> _TO DO_:
Your output must consist solely of the lines from the "Give me the D3.js source for this chart." line through the "const y = d3.scaleLinear().domain([50, 450]).range([433, 20]);" line, exactly as written, without images.

■ ■ ■ ■ ■ ■ ■

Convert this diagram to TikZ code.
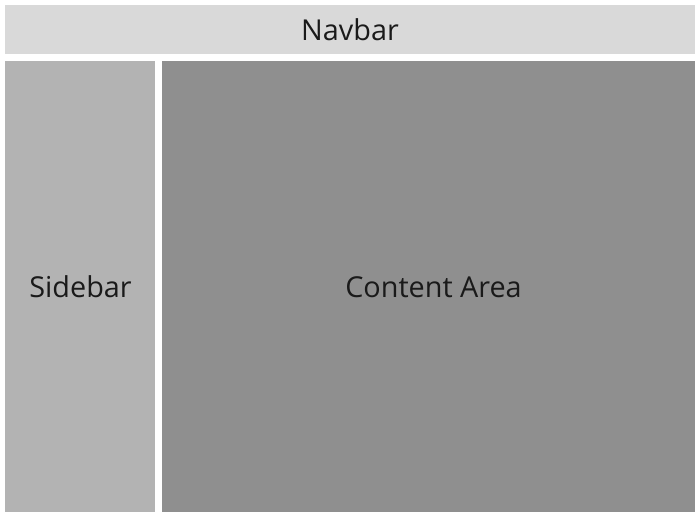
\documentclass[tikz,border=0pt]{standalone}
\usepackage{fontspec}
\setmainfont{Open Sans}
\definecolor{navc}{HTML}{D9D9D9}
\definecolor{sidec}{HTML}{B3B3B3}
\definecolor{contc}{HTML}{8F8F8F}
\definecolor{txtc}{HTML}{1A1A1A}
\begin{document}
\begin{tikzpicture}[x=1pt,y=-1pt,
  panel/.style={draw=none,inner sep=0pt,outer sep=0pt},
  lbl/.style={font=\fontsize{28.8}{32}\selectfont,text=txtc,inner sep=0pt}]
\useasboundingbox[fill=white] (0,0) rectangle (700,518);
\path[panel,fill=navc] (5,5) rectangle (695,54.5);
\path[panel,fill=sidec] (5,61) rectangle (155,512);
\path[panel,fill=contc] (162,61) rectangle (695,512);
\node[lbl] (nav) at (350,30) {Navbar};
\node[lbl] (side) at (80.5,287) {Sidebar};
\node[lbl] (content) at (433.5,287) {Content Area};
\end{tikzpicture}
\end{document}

■ ■ ■ ■ ■ ■ ■

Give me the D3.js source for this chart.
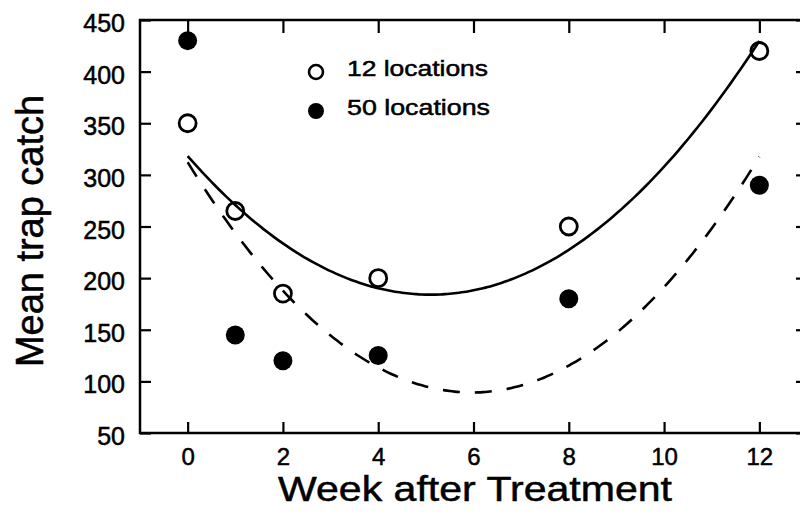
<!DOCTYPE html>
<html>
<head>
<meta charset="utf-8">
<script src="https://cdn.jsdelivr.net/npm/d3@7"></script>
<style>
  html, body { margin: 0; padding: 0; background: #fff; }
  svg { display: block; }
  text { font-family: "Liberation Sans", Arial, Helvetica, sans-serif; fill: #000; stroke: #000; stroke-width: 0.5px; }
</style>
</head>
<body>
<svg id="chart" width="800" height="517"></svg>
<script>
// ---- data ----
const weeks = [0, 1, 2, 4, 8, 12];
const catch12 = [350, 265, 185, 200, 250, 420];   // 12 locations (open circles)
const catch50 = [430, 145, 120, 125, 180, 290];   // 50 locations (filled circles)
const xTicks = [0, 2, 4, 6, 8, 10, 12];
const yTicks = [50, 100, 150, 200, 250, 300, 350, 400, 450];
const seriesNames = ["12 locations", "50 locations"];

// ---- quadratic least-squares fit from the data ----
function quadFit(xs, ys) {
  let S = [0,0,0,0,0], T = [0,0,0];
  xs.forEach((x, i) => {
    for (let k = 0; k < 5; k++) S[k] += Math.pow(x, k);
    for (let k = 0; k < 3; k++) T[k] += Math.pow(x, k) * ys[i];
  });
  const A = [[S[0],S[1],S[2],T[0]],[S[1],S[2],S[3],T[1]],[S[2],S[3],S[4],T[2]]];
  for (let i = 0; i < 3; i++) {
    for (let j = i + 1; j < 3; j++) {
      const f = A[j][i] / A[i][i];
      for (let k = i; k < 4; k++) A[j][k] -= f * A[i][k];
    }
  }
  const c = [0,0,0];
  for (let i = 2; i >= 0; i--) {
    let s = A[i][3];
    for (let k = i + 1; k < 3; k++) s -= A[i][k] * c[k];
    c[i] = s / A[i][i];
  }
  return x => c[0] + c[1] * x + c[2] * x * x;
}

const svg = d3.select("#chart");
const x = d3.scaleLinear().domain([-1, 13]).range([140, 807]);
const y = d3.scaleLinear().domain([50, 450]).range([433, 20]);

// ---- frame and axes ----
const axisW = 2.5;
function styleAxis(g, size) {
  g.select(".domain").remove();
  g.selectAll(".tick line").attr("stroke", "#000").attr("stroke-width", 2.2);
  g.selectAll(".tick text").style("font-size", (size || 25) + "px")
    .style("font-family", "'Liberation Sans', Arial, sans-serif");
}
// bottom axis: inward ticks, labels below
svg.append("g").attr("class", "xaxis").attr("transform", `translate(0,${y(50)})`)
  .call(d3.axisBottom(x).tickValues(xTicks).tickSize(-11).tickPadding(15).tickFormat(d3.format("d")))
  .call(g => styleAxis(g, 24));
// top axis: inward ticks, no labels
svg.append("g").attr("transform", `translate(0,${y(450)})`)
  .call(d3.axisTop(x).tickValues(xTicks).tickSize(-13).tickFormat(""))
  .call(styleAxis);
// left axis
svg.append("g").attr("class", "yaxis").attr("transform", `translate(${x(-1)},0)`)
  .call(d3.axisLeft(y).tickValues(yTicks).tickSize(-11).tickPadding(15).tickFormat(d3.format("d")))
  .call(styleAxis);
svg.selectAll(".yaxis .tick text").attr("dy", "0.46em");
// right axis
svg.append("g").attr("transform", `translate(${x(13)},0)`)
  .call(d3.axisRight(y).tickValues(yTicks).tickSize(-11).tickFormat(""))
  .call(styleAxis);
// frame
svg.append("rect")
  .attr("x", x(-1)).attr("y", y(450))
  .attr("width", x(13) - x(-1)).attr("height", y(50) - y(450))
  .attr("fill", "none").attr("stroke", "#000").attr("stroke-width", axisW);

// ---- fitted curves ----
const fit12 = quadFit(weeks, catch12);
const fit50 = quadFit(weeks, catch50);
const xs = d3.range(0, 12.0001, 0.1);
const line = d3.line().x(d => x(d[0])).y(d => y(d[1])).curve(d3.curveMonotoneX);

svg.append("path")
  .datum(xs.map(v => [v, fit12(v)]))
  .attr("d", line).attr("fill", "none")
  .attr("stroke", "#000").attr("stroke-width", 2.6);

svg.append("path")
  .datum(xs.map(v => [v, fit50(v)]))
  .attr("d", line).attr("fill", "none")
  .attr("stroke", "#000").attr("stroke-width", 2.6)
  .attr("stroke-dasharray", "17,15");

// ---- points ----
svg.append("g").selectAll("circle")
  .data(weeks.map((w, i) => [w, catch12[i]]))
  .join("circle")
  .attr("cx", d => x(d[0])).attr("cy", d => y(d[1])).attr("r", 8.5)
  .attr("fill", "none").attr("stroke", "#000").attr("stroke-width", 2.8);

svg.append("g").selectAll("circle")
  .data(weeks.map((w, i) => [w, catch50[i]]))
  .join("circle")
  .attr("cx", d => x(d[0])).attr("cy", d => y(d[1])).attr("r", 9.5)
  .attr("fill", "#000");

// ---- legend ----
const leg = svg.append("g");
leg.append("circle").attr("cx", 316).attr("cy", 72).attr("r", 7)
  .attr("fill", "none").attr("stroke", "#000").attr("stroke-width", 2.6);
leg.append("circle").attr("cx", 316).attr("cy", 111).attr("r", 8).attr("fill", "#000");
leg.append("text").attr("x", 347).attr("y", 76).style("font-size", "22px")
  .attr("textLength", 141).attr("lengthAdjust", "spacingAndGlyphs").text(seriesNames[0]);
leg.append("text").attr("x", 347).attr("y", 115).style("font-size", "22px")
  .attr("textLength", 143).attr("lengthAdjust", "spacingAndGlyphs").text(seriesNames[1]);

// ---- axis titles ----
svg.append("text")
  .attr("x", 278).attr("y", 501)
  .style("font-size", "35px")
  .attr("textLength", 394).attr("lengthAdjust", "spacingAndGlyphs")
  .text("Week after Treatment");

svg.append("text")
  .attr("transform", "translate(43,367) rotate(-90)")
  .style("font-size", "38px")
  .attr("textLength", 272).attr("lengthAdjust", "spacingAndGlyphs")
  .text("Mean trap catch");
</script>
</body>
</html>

■ ■ ■ ■ ■ ■ ■

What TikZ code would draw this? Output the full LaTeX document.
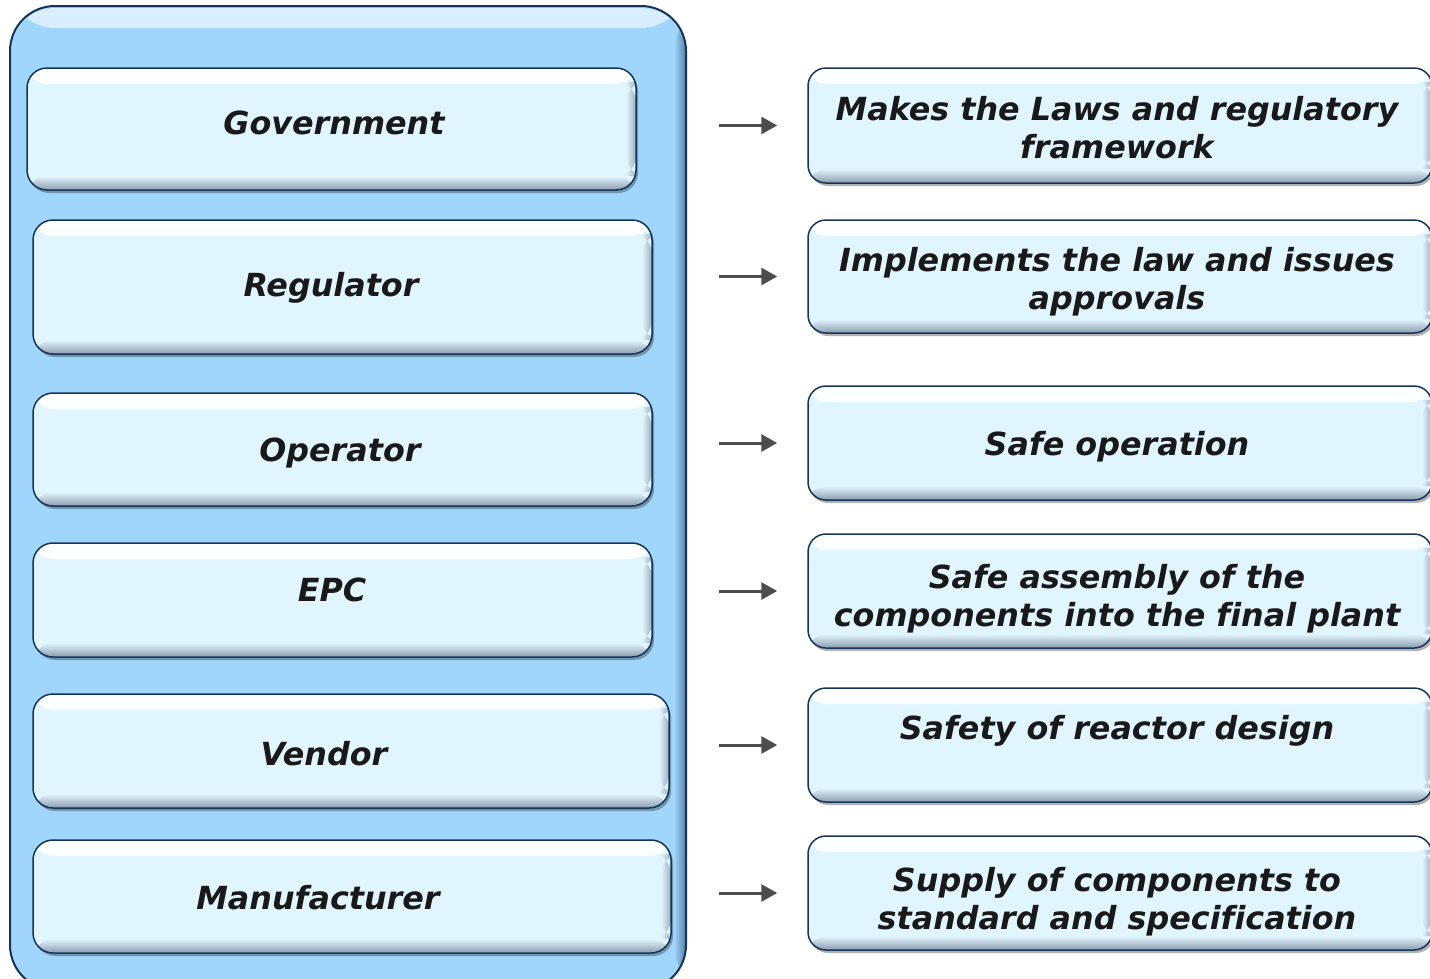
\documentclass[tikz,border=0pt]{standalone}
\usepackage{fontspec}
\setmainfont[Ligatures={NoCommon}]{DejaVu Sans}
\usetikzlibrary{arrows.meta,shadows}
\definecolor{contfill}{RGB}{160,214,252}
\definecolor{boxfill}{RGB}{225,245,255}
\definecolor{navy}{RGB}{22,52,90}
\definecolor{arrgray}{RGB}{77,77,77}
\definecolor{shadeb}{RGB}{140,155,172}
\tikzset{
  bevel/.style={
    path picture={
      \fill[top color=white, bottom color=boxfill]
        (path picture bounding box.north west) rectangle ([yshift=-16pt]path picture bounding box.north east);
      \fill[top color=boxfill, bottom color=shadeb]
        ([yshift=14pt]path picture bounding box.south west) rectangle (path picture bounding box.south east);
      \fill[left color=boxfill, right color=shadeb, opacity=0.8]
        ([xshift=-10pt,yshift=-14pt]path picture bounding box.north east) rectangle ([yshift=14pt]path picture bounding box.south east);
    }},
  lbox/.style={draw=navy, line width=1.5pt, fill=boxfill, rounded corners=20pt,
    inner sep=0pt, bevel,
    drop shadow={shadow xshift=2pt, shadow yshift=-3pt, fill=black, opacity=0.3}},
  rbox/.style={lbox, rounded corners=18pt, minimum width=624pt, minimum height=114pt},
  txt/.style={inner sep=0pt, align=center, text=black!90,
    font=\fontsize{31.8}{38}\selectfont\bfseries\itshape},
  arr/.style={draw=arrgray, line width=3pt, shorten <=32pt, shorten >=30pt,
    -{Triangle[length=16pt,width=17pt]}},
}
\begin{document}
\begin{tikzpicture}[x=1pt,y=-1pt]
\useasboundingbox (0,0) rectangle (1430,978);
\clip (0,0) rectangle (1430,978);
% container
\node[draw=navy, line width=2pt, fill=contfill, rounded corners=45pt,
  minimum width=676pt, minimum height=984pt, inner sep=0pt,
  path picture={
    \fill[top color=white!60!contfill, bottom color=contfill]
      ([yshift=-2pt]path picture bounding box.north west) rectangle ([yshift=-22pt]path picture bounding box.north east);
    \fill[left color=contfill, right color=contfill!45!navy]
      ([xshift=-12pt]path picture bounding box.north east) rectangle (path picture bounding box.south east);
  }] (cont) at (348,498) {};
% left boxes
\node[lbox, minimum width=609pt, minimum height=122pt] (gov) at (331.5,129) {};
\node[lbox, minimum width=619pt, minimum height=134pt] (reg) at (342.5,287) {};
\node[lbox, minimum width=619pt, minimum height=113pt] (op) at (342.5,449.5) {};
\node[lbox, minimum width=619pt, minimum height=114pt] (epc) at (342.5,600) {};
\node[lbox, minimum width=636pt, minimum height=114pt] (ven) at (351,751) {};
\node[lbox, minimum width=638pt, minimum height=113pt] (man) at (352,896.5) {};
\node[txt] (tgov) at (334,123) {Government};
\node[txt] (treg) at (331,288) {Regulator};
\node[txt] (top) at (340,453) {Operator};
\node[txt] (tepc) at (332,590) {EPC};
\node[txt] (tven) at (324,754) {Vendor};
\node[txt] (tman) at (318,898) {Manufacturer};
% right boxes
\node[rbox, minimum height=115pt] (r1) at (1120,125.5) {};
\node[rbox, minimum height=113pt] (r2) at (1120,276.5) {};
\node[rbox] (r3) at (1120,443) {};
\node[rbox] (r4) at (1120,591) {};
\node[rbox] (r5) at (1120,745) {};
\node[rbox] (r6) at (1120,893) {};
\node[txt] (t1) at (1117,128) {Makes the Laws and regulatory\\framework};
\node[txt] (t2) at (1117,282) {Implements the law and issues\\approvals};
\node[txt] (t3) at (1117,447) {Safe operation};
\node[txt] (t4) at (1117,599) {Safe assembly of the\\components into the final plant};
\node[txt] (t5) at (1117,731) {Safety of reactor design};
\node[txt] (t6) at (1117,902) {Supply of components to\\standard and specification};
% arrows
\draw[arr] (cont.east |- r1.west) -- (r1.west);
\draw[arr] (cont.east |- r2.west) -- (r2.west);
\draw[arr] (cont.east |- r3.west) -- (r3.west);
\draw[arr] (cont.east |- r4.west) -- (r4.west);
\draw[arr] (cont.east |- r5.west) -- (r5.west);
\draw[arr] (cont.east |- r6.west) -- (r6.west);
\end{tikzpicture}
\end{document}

■ ■ ■ ■ ■ ■ ■

> _OUTPUT BELOW_:
Give me the D3.js source for this chart.
<!DOCTYPE html>
<html>
<head>
<meta charset="utf-8">
<script src="https://cdn.jsdelivr.net/npm/d3@7"></script>
<style>
  html, body { margin: 0; padding: 0; background: #fff; }
  svg { display: block; }
  text { font-family: "Liberation Sans", Arial, Helvetica, sans-serif; fill: #000; stroke: #000; stroke-width: 0.5px; }
</style>
</head>
<body>
<svg id="chart" width="800" height="517"></svg>
<script>
// ---- data ----
const weeks = [0, 1, 2, 4, 8, 12];
const catch12 = [350, 265, 185, 200, 250, 420];   // 12 locations (open circles)
const catch50 = [430, 145, 120, 125, 180, 290];   // 50 locations (filled circles)
const xTicks = [0, 2, 4, 6, 8, 10, 12];
const yTicks = [50, 100, 150, 200, 250, 300, 350, 400, 450];
const seriesNames = ["12 locations", "50 locations"];

// ---- quadratic least-squares fit from the data ----
function quadFit(xs, ys) {
  let S = [0,0,0,0,0], T = [0,0,0];
  xs.forEach((x, i) => {
    for (let k = 0; k < 5; k++) S[k] += Math.pow(x, k);
    for (let k = 0; k < 3; k++) T[k] += Math.pow(x, k) * ys[i];
  });
  const A = [[S[0],S[1],S[2],T[0]],[S[1],S[2],S[3],T[1]],[S[2],S[3],S[4],T[2]]];
  for (let i = 0; i < 3; i++) {
    for (let j = i + 1; j < 3; j++) {
      const f = A[j][i] / A[i][i];
      for (let k = i; k < 4; k++) A[j][k] -= f * A[i][k];
    }
  }
  const c = [0,0,0];
  for (let i = 2; i >= 0; i--) {
    let s = A[i][3];
    for (let k = i + 1; k < 3; k++) s -= A[i][k] * c[k];
    c[i] = s / A[i][i];
  }
  return x => c[0] + c[1] * x + c[2] * x * x;
}

const svg = d3.select("#chart");
const x = d3.scaleLinear().domain([-1, 13]).range([140, 807]);
const y = d3.scaleLinear().domain([50, 450]).range([433, 20]);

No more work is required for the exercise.